Di Desa Binabo Jae, akikah atau mangayun sering kali tidak dilakukan segera setelah kelahiran bayi, melainkan bertepatan dengan Hari Raya Idul Adha. Umur anak yang diaqiqahkan pun beragam, biasanya antara 1 hingga 2 tahun. Pelaksanaan akikah pada Idul Adha sudah menjadi tradisi yang kuat di desa ini, sehingga pada hari raya tersebut, banyak keluarga yang melaksanakan akikah secara bersamaan. Jumlahnya bisa mencapai 30 orang atau lebih, menjadikan momentum ini sebagai salah satu ciri khas tradisi di Desa Binabo Jae dan sekitarnya. 

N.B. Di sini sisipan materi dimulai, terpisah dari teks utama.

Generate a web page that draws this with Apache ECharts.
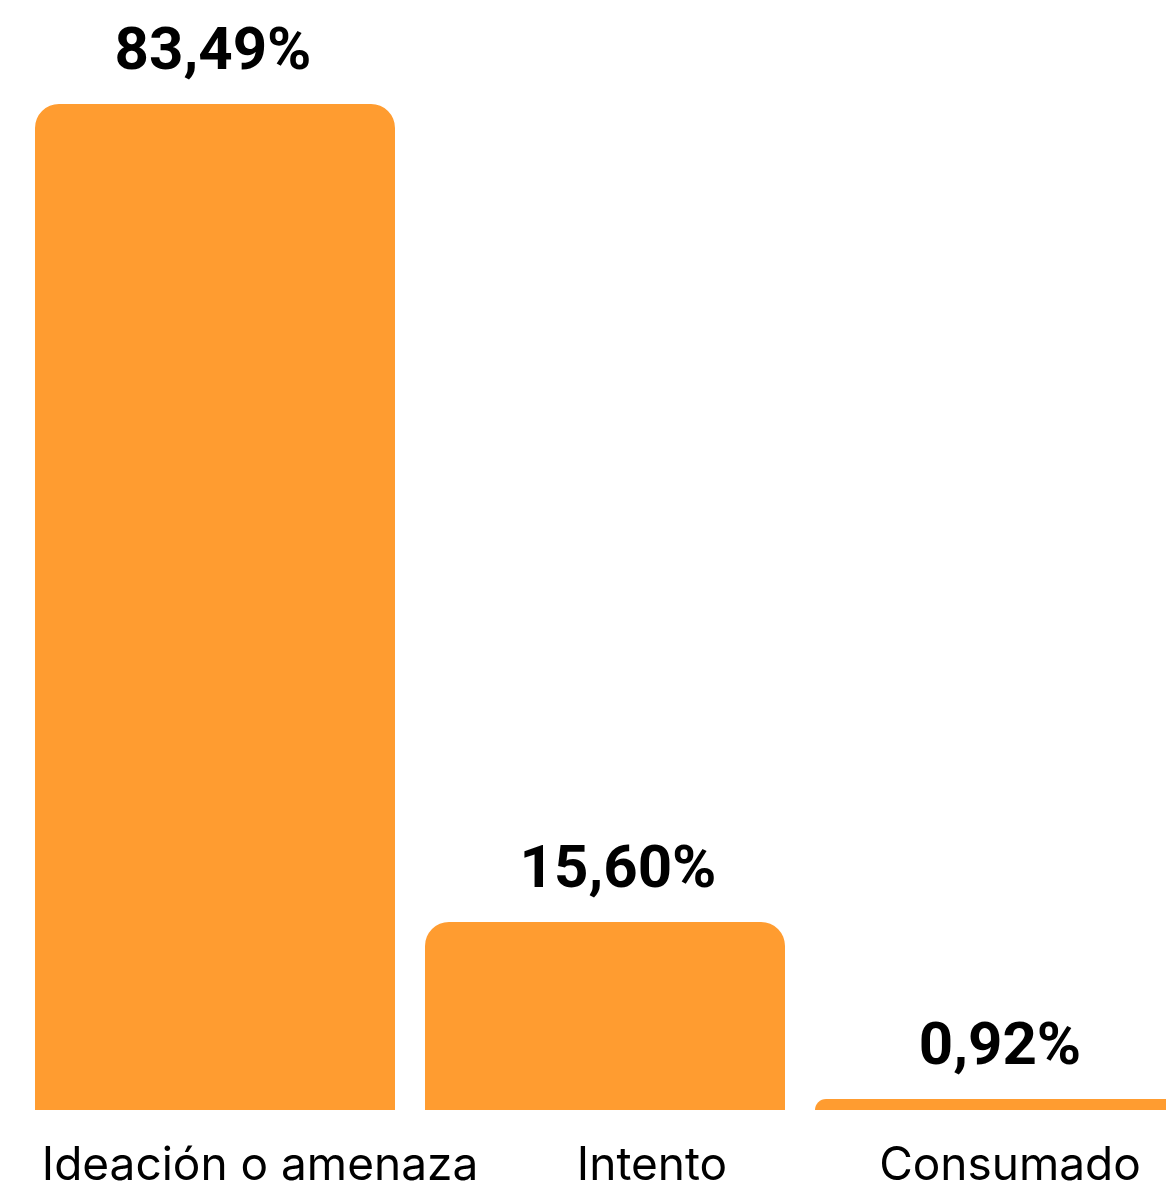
<!DOCTYPE html>
<html>
<head>
<meta charset="utf-8">
<script src="https://cdn.jsdelivr.net/npm/echarts@6/dist/echarts.min.js"></script>
<style>
html,body{margin:0;padding:0;background:#fff;}
#chart{width:1166px;height:1190px;}
</style>
</head>
<body>
<div id="chart"></div>
<script>
const categories = ["Ideación o amenaza", "Intento", "Consumado"];
const values = [83.49, 15.60, 0.92];
const valueLabels = ["83,49%", "15,60%", "0,92%"];

// horizontal nudges of the texts, as seen in the reference
const catLabelShift = [45, 47, 15];
const valLabelShift = [-2, 13, 5];

const chart = echarts.init(document.getElementById('chart'));
chart.setOption({
  backgroundColor: '#ffffff',
  animation: false,
  grid: { left: 20, top: 0, right: -24, height: 1110, containLabel: false, outerBoundsMode: 'none' },
  xAxis: {
    type: 'category',
    data: categories.map((c, i) => ({
      value: c,
      textStyle: { padding: catLabelShift[i] >= 0 ? [0, 0, 0, catLabelShift[i] * 2] : [0, -catLabelShift[i] * 2, 0, 0] }
    })),
    axisLine: { show: false },
    axisTick: { show: false },
    axisLabel: {
      interval: 0,
      margin: 33,
      fontFamily: 'Inter',
      fontSize: 46,
      color: '#000',
      fontWeight: 400
    }
  },
  yAxis: {
    type: 'value',
    min: 0,
    max: 92.12,
    show: false,
    splitLine: { show: false }
  },
  series: [{
    type: 'bar',
    barWidth: 360,
    data: values.map((v, i) => ({
      value: v,
      label: { offset: [valLabelShift[i], 0] }
    })),
    itemStyle: { color: '#FF9C30', borderRadius: [24, 24, 0, 0] },
    label: {
      show: true,
      position: 'top',
      distance: 20,
      formatter: p => valueLabels[p.dataIndex],
      fontFamily: 'Roboto',
      fontWeight: 700,
      fontSize: 60,
      color: '#000'
    }
  }]
});
</script>
</body>
</html>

Salah satu alasan akikah dilaksanakan pada Idul Adha adalah kemudahan dalam penyediaan hewan kurban. Biasanya, satu sapi dibagi untuk tujuh orang, dan setiap bagian digunakan untuk melaksanakan akikah satu anak. Ritual ini dilaksanakan setelah salat Idul Adha, dengan keluarga yang mengadakan akikah terlebih dahulu mempersiapkan semua keperluan, termasuk menghias ayunan untuk bayi yang diaqiqahkan. 

Pelaksanaan Mangayun

Pada hari pelaksanaan, keluarga memulai acara dengan menyembelih sapi, kemudian memasak dagingnya untuk dihidangkan kepada tamu undangan. Tamu yang diundang biasanya tidak terlalu banyak, terdiri dari keluarga dekat, tetangga, natobang, dan malim (pemuka agama). 

Setelah hidangan siap, acara dimulai dengan doa bersama, dipimpin oleh seorang malim. Acara ini juga menjadi momen penting untuk penabalan atau pemberian nama bayi, yang disertai dengan harapan agar bayi tumbuh menjadi anak yang saleh dan diberkahi. 

 

Selama prosesi, ayunan yang telah dihias menjadi simbol utama. Bayi diletakkan di ayunan ini, sambil diiringi dengan alunan qosidah, parsanji, atau lagu-lagu Islami. Kehadiran qosidah menambah nuansa religius dan khidmat pada acara tersebut. 

Makna Tradisi

Tradisi mangayun atau akikah di Desa Binabo Jae bukan hanya bentuk ibadah, tetapi juga cara memperkuat tali silaturahmi antarwarga. Kebersamaan dalam menyambut kelahiran anak menjadi simbol rasa syukur dan solidaritas. Meskipun pelaksanaannya berbeda dari sunnah nabi dalam hal waktu, tradisi ini tetap menjaga nilai-nilai keagamaan dan kebudayaan lokal yang kaya makna.